Germany's goal was the only blemish on a encouraging night for England that could so easily have turned sour. Fabio Capello's continuing project, to turn a motley collection of long-ball merchants into a competitive continental powerhouse, bore fruit once again on a wet night in the German capital. Granted, there was a touch of the Sven Goran Eriksson syndrome in this 'first half good, second half not so good' display, but a 2-1 victory will be a welcome boost to morale.

Anyone tempted to dismiss this as just another friendly will have been put right by the inevitable catcalls that greeted both national anthems and the ferocity with which England went about their business in the first half. Every loose ball was fought for, Shaun-Wright Phillips managed to pick up a booking and even Jermaine Defoe was spotted flying into tackles. You certainly can't accuse this side of lacking the hunger for a fight.

Germany, by contrast, were desperately poor and relied upon a vain series of long balls as their only outlet, conceding a soft goal from a set-piece to Matthew Upson in the process. Much improved after the break, they still should have been two down when Darren Bent latched onto a superb Gareth Barry pass, rounded Tim Wiese and then, like Ricardo Gardner for Bolton at the weekend, fell over and blasted the ball wide.

Football has an unerring knack of punishing stupidity and it didn't take long to see the equilibrium restored. If Bent's miss was calamitous, then how can Germany's equaliser be described? John Terry should have either dealt with the aimless long ball or ordered Carson to clear it. He did neither and Patrick Helmes stole in to make the West Bromwich Albion goalkeeper look almost as silly as he did when he last represented his country against Croatia.

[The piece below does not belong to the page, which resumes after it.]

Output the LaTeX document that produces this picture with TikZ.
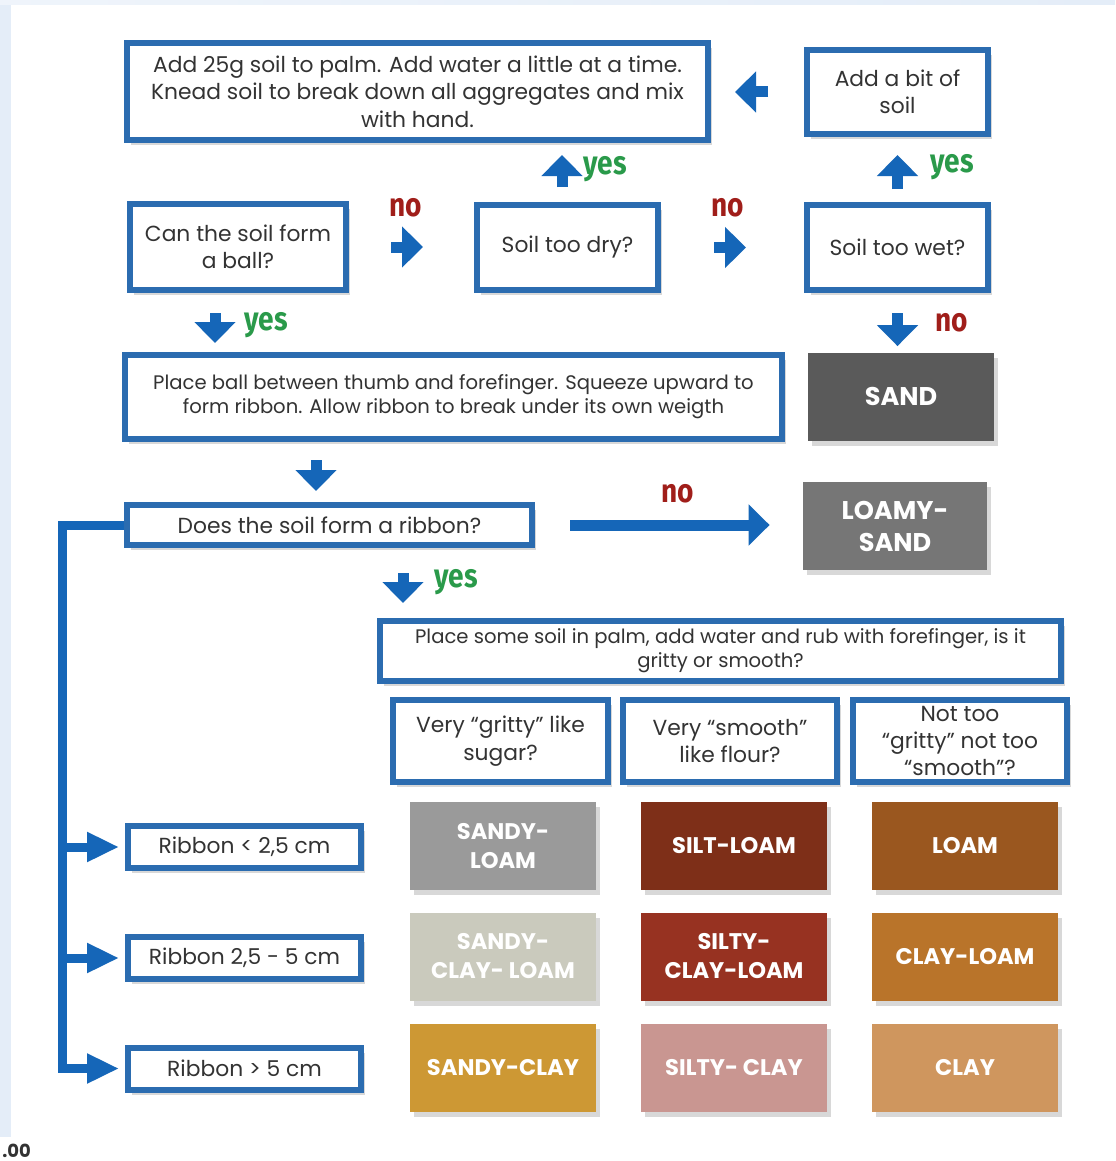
\documentclass[tikz,border=0pt]{standalone}
\usepackage{fontspec}
\setmainfont{Poppins}
\newfontfamily\answerfont[FakeStretch=0.85]{Fira Sans}
\usetikzlibrary{arrows.meta, shadows, calc}

\definecolor{frameblue}{HTML}{2B6CB0}
\definecolor{arrowblue}{HTML}{1566B8}
\definecolor{nored}{HTML}{A01E1A}
\definecolor{yesgreen}{HTML}{2A9A4A}
\definecolor{txtgray}{HTML}{333333}
\definecolor{bgblue}{HTML}{E4EDF8}
\definecolor{sandcol}{HTML}{5A5A5A}
\definecolor{loamysandcol}{HTML}{767676}
\definecolor{sandyloamcol}{HTML}{9A9A9A}
\definecolor{siltloamcol}{HTML}{7E2F18}
\definecolor{loamcol}{HTML}{9A571F}
\definecolor{sandyclayloamcol}{HTML}{CACABD}
\definecolor{siltyclayloamcol}{HTML}{973221}
\definecolor{clayloamcol}{HTML}{B9742A}
\definecolor{sandyclaycol}{HTML}{CD9834}
\definecolor{siltyclaycol}{HTML}{C99691}
\definecolor{claycol}{HTML}{CF965E}

\begin{document}
\begin{tikzpicture} [
    x=0.5pt, y=-0.5pt,
    box/.style={rectangle, draw=frameblue, line width=3pt, fill=white, text=txtgray, align=center, inner sep=2pt, font=\fontsize{10.9}{13.7}\selectfont, drop shadow={shadow xshift=2pt, shadow yshift=-2.5pt, opacity=0.3}},
    smallbox/.style={box, font=\fontsize{9.8}{12}\selectfont},
    soil/.style={rectangle, text=white, align=center, font=\fontsize{11.3}{14.5}\selectfont\bfseries, minimum width=93pt, minimum height=44pt, drop shadow={shadow xshift=2pt, shadow yshift=-2.5pt, opacity=0.3}},
    bigsoil/.style={soil, font=\fontsize{12.8}{16}\selectfont\bfseries},
    flowarrow/.style={draw=arrowblue, line width=5.5pt, -{Triangle[width=20pt,length=10.5pt]}},
    branchline/.style={draw=arrowblue, line width=4.5pt, -{Triangle[width=14pt,length=16pt]}},
    nolabel/.style={text=nored, font=\answerfont\bfseries\fontsize{16.5}{16.5}\selectfont},
    yeslabel/.style={text=yesgreen, font=\answerfont\bfseries\fontsize{16.5}{16.5}\selectfont}
]
\useasboundingbox (0,0) rectangle (1115,1161);

% page background
\fill[white] (0,0) rectangle (1115,1161);
\fill[bgblue] (0,0) rectangle (11,1137);
\shade[left color=bgblue!60, right color=bgblue] (0,0) rectangle (1115,5);
\node[anchor=base west, inner sep=0pt, text=txtgray, font=\bfseries\fontsize{9}{9}\selectfont] (pagenum) at (2,1157) {.00};

% first part: ball test
\node[box, minimum width=290.5pt, minimum height=48.5pt] (knead) at (417.5,91.5) {Add 25g soil to palm. Add water a little at a time.\\Knead soil to break down all aggregates and mix\\with hand.};
\node[box, minimum width=90.5pt, minimum height=42pt] (addbit) at (897.5,92) {Add a bit of\\soil};
\node[box, minimum width=108pt, minimum height=43pt] (ball) at (238,247) {Can the soil form\\a ball?};
\node[box, minimum width=90.5pt, minimum height=42.5pt] (dry) at (567.5,247.5) {Soil too dry?};
\node[box, minimum width=90.5pt, minimum height=42.5pt] (wet) at (897.5,247.5) {Soil too wet?};
\node[smallbox, minimum width=328.5pt, minimum height=42pt] (squeeze) at (453.5,397) {Place ball between thumb and forefinger. Squeeze upward to\\form ribbon. Allow ribbon to break under its own weigth};
\node[bigsoil, fill=sandcol] (sand) at (901,396.5) {SAND};

% second part: ribbon test
\node[box, minimum width=202.5pt, minimum height=20pt] (ribbon) at (329.5,525) {Does the soil form a ribbon?};
\node[bigsoil, fill=loamysandcol, minimum width=92pt] (loamy) at (895,526) {LOAMY-\\SAND};
\node[smallbox, minimum width=340.5pt, minimum height=30pt] (gritty) at (720.5,651) {Place some soil in palm, add water and rub with forefinger, is it\\gritty or smooth?};
\node[box, minimum width=107.5pt, minimum height=41pt] (sugar) at (500.5,741) {Very “gritty” like\\sugar?};
\node[box, minimum width=107pt, minimum height=41pt] (flour) at (730,741) {Very “smooth”\\like flour?};
\node[box, minimum width=107pt, minimum height=41pt] (middle) at (960,741) {Not too\\“gritty” not too\\“smooth”?};

\node[box, minimum width=116.5pt, minimum height=21pt] (rshort) at (244.5,847) {Ribbon < 2,5 cm};
\node[box, minimum width=116.5pt, minimum height=21pt] (rmid) at (244.5,958) {Ribbon 2,5 - 5 cm};
\node[box, minimum width=116.5pt, minimum height=21pt] (rlong) at (244.5,1068.5) {Ribbon > 5 cm};

% soil classes
\node[soil, fill=sandyloamcol] (sandyloam) at (503,846) {SANDY-\\LOAM};
\node[soil, fill=siltloamcol] (siltloam) at (734,846) {SILT-LOAM};
\node[soil, fill=loamcol] (loam) at (965,846) {LOAM};
\node[soil, fill=sandyclayloamcol] (sandyclayloam) at (503,956.5) {SANDY-\\CLAY- LOAM};
\node[soil, fill=siltyclayloamcol] (siltyclayloam) at (734,956.5) {SILTY-\\CLAY-LOAM};
\node[soil, fill=clayloamcol] (clayloam) at (965,956.5) {CLAY-LOAM};
\node[soil, fill=sandyclaycol] (sandyclay) at (503,1067.5) {SANDY-CLAY};
\node[soil, fill=siltyclaycol] (siltyclay) at (734,1067.5) {SILTY- CLAY};
\node[soil, fill=claycol] (clay) at (965,1067.5) {CLAY};

% arrows
\draw[flowarrow, shorten <=18pt, shorten >=12pt] (addbit.west) -- (addbit.west -| knead.east);
\draw[flowarrow, shorten <=7.5pt, shorten >=6pt] ([xshift=-2.75pt]dry.north) -- ([xshift=-2.75pt]dry.north |- knead.south);
\draw[flowarrow, shorten <=6.5pt, shorten >=9pt] (wet.north) -- (wet.north |- addbit.south);
\draw[flowarrow, shorten <=21pt, shorten >=25.5pt] (ball.east) -- (ball.east -| dry.west);
\draw[flowarrow, shorten <=26.5pt, shorten >=29pt] (dry.east) -- (dry.east -| wet.west);
\draw[flowarrow, shorten <=10pt, shorten >=4.5pt] ([xshift=-11.5pt]ball.south) -- ([xshift=-11.5pt]ball.south |- squeeze.north);
\draw[flowarrow, shorten <=10pt, shorten >=3pt] (wet.south) -- (wet.south |- sand.north);
\draw[flowarrow, shorten <=9pt, shorten >=5.5pt] ([xshift=-6.75pt]ribbon.north |- squeeze.south) -- ([xshift=-6.75pt]ribbon.north);
\draw[flowarrow, shorten <=17.5pt, shorten >=16.5pt] (ribbon.east) -- (ribbon.east -| loamy.west);
\draw[flowarrow, shorten <=12.5pt, shorten >=7.5pt] ([xshift=36.75pt]ribbon.south) -- ([xshift=36.75pt]ribbon.south |- gritty.north);

\coordinate (trunk) at (62,1068.5);
\draw[branchline, shorten >=3pt] (ribbon.west) -| (trunk) -- (rlong.west);
\draw[branchline, shorten >=3pt] (rshort.west -| trunk) -- (rshort.west);
\draw[branchline, shorten >=3pt] (rmid.west -| trunk) -- (rmid.west);

% yes / no labels
\node[yeslabel] (yesdry) at (605,169) {yes};
\node[yeslabel] (yeswet) at (952,167) {yes};
\node[nolabel] (noball) at (406,208) {no};
\node[nolabel] (nodry) at (728,208) {no};
\node[yeslabel] (yesball) at (266,325) {yes};
\node[nolabel] (nowet) at (952,323) {no};
\node[nolabel] (noribbon) at (678,494) {no};
\node[yeslabel] (yesribbon) at (456,582) {yes};

\end{tikzpicture}
\end{document}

Previous incarnations of England might have stopped there and preserved a creditable draw, but there was too much to prove for too many of the side. Gabriel Agbonlahor went close, but Terry finally secured the victory, powering home a Stewart Downing free-kick from what appeared to be an offside position. It came as a relief for Capello who is experienced enough to recognise that, while this result looks good, the reckless attempts to retain possession in the second half did not.

Terry spoke well after the game about the second-string players giving the Italian manager a selection headache, but his wisest words were saved for a young man who must have picked the ball out of the net while wondering if he'd ever be called up again. A talented goalkeeper at domestic level, Carson may still get another chance. If he does, he'll know who he has to thank.

Crowd: 74,244
Yellow cards: Wright-Phillips (England)
Red cards: None
David James 7 (Scott Carson 5, 45th), Glen Johnson 7, Wayne Bridge 5, Matthew Upson 7, John Terry 6, Shaun Wright-Phillips 7, Stewart Downing 7, Michael Carrick 8, Gareth Barry 8, Gabriel Agbonlahor 8 (Ashley Young 6, 77th), Jermaine Defoe 6 (Darren Bent 6, 45th)
Rene Adler 5 (Tim Wiese 7, 45th), Heiko Westermann 7, Per Mertesacker 7, Marvin Compper 6 (Marcel Scahefer 6, 77th), Arne Freidrich 6 (Serdar Tasci 6, 68th), Simon Rolfes 6, Jermaine Jones 6 (Marco Marin 6, 45th), Piotr Trochowski 7, Bastien Schweinsteiger 7, Miroslav Klose 5 (Patrick Helmes 45th), Mario Gomez 6 (Lukasz Podolski 6, 57th)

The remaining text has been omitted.